#### Required task
In the lines below, output everything from the first line through the line containing "(0,0) rectangle (520,442);" exactly as it is. Pictures are not part of the output.
★ ★ ★
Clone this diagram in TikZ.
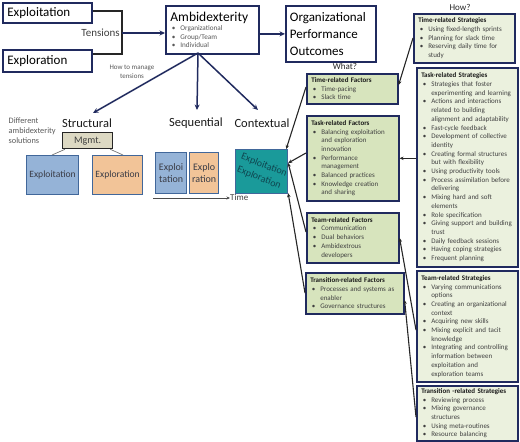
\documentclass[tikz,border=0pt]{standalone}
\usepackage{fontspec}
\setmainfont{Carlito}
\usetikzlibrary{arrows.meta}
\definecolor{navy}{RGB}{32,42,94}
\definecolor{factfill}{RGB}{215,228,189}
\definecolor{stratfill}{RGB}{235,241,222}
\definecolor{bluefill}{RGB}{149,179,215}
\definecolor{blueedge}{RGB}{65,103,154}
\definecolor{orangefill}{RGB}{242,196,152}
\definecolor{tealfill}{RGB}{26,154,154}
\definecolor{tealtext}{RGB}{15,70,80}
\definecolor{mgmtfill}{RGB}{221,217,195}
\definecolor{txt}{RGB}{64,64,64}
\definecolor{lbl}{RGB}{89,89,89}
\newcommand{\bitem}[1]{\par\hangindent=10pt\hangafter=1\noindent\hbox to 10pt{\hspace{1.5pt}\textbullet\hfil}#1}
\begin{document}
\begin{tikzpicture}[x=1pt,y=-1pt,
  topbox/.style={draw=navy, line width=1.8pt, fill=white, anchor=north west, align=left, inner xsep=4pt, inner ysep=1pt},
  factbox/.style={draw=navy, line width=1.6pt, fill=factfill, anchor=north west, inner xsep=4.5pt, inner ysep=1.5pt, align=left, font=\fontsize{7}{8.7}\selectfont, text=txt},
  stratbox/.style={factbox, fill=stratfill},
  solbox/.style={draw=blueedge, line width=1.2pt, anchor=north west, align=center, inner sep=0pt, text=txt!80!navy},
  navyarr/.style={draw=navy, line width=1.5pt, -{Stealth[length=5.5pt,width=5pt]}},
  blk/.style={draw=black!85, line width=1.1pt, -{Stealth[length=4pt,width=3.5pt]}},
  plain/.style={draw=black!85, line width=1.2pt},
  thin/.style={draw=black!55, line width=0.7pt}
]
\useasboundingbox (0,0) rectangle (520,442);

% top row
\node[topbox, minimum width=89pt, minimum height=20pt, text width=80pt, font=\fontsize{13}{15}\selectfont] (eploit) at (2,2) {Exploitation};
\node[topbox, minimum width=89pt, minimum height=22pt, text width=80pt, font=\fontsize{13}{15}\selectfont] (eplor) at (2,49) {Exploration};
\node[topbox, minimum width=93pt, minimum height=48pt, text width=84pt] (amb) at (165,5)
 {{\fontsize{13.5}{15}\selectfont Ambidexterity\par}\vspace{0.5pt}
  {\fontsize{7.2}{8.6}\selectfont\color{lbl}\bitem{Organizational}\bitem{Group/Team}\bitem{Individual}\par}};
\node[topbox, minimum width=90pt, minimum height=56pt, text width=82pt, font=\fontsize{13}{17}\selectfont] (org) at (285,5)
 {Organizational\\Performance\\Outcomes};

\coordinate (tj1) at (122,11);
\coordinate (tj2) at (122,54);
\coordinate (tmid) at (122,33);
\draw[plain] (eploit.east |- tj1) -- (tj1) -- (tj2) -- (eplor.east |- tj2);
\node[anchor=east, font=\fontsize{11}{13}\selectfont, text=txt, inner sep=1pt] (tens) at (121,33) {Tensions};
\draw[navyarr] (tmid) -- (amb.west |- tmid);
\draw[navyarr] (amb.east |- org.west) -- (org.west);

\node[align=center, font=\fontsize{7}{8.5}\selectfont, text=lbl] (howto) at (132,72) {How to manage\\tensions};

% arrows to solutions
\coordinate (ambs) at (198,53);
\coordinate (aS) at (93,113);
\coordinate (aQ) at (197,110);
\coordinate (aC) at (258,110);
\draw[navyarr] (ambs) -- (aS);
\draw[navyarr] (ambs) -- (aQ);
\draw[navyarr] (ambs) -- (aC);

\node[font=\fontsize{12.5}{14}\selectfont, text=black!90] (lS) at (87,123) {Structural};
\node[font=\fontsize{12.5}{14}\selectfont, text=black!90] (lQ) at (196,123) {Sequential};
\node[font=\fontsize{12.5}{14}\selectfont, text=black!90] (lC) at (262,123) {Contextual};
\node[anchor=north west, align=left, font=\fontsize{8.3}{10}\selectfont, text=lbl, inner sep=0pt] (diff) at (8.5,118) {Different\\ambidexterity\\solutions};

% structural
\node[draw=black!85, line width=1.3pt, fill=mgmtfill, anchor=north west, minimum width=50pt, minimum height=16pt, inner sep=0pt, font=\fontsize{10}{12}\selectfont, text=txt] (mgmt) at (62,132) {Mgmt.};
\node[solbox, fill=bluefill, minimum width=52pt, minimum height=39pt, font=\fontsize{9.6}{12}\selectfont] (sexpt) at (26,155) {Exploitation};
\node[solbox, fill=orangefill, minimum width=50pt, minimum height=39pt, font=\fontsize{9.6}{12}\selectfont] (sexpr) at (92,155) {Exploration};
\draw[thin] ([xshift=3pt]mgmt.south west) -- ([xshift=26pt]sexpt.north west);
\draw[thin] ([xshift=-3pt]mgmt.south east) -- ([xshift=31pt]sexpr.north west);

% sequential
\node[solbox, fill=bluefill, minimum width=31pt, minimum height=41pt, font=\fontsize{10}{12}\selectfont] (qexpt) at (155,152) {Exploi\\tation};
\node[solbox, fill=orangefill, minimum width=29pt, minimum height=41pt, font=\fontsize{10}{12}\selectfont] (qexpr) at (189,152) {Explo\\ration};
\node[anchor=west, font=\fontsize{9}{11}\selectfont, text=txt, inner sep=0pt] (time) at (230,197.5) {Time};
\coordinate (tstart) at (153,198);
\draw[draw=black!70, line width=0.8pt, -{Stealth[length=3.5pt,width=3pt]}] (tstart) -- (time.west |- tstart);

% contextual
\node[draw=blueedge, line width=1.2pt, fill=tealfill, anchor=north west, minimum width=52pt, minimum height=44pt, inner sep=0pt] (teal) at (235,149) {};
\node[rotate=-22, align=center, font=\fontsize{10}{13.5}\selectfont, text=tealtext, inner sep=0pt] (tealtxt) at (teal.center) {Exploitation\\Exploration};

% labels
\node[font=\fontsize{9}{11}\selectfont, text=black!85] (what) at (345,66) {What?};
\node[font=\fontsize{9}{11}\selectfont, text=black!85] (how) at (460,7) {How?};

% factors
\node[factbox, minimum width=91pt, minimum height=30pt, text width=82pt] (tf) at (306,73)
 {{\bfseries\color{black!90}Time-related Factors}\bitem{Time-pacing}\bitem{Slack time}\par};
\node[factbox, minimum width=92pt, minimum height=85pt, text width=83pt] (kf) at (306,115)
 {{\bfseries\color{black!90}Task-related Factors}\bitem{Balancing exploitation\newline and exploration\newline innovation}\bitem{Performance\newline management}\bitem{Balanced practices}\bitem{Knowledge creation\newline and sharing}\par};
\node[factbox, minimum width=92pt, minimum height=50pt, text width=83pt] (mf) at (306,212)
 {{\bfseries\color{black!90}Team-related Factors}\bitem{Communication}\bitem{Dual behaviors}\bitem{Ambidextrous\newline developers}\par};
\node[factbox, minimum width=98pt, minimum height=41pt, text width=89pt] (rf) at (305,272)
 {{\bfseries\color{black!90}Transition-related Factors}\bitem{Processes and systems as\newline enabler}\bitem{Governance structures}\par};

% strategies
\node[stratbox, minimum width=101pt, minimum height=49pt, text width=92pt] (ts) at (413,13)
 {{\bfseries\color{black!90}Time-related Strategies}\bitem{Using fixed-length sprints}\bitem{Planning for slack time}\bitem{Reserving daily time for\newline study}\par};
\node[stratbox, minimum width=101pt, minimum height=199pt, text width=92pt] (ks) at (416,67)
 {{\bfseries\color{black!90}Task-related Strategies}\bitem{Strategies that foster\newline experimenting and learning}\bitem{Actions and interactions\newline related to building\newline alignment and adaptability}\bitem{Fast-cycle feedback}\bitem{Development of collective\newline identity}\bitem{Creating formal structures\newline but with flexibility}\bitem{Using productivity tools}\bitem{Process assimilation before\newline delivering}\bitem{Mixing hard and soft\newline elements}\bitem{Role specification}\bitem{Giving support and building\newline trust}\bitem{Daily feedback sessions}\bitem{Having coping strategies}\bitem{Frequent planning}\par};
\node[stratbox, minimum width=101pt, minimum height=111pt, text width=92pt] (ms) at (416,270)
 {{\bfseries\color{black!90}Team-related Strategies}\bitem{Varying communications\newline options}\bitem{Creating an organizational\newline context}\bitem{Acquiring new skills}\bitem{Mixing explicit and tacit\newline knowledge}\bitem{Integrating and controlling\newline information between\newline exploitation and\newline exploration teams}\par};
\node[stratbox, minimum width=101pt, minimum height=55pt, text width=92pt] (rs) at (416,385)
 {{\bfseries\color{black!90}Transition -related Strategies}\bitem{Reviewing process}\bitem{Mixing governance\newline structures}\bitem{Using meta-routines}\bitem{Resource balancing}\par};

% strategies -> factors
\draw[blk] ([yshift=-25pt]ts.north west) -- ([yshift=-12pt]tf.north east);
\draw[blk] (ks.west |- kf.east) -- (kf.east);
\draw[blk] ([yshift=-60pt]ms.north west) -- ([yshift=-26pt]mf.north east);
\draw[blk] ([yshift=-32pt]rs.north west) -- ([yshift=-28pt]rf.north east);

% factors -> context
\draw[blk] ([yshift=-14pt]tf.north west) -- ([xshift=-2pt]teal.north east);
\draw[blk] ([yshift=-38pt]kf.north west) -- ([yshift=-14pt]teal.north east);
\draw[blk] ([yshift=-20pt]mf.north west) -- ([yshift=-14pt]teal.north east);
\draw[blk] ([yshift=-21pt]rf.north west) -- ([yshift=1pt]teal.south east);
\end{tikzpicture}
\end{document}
★ ★ ★
#### Result of this task
Clone this diagram in TikZ.
\documentclass[tikz,border=0pt]{standalone}
\usepackage{fontspec}
\setmainfont{Carlito}
\usetikzlibrary{arrows.meta}
\definecolor{navy}{RGB}{32,42,94}
\definecolor{factfill}{RGB}{215,228,189}
\definecolor{stratfill}{RGB}{235,241,222}
\definecolor{bluefill}{RGB}{149,179,215}
\definecolor{blueedge}{RGB}{65,103,154}
\definecolor{orangefill}{RGB}{242,196,152}
\definecolor{tealfill}{RGB}{26,154,154}
\definecolor{tealtext}{RGB}{15,70,80}
\definecolor{mgmtfill}{RGB}{221,217,195}
\definecolor{txt}{RGB}{64,64,64}
\definecolor{lbl}{RGB}{89,89,89}
\newcommand{\bitem}[1]{\par\hangindent=10pt\hangafter=1\noindent\hbox to 10pt{\hspace{1.5pt}\textbullet\hfil}#1}
\begin{document}
\begin{tikzpicture}[x=1pt,y=-1pt,
  topbox/.style={draw=navy, line width=1.8pt, fill=white, anchor=north west, align=left, inner xsep=4pt, inner ysep=1pt},
  factbox/.style={draw=navy, line width=1.6pt, fill=factfill, anchor=north west, inner xsep=4.5pt, inner ysep=1.5pt, align=left, font=\fontsize{7}{8.7}\selectfont, text=txt},
  stratbox/.style={factbox, fill=stratfill},
  solbox/.style={draw=blueedge, line width=1.2pt, anchor=north west, align=center, inner sep=0pt, text=txt!80!navy},
  navyarr/.style={draw=navy, line width=1.5pt, -{Stealth[length=5.5pt,width=5pt]}},
  blk/.style={draw=black!85, line width=1.1pt, -{Stealth[length=4pt,width=3.5pt]}},
  plain/.style={draw=black!85, line width=1.2pt},
  thin/.style={draw=black!55, line width=0.7pt}
]
\useasboundingbox (0,0) rectangle (520,442);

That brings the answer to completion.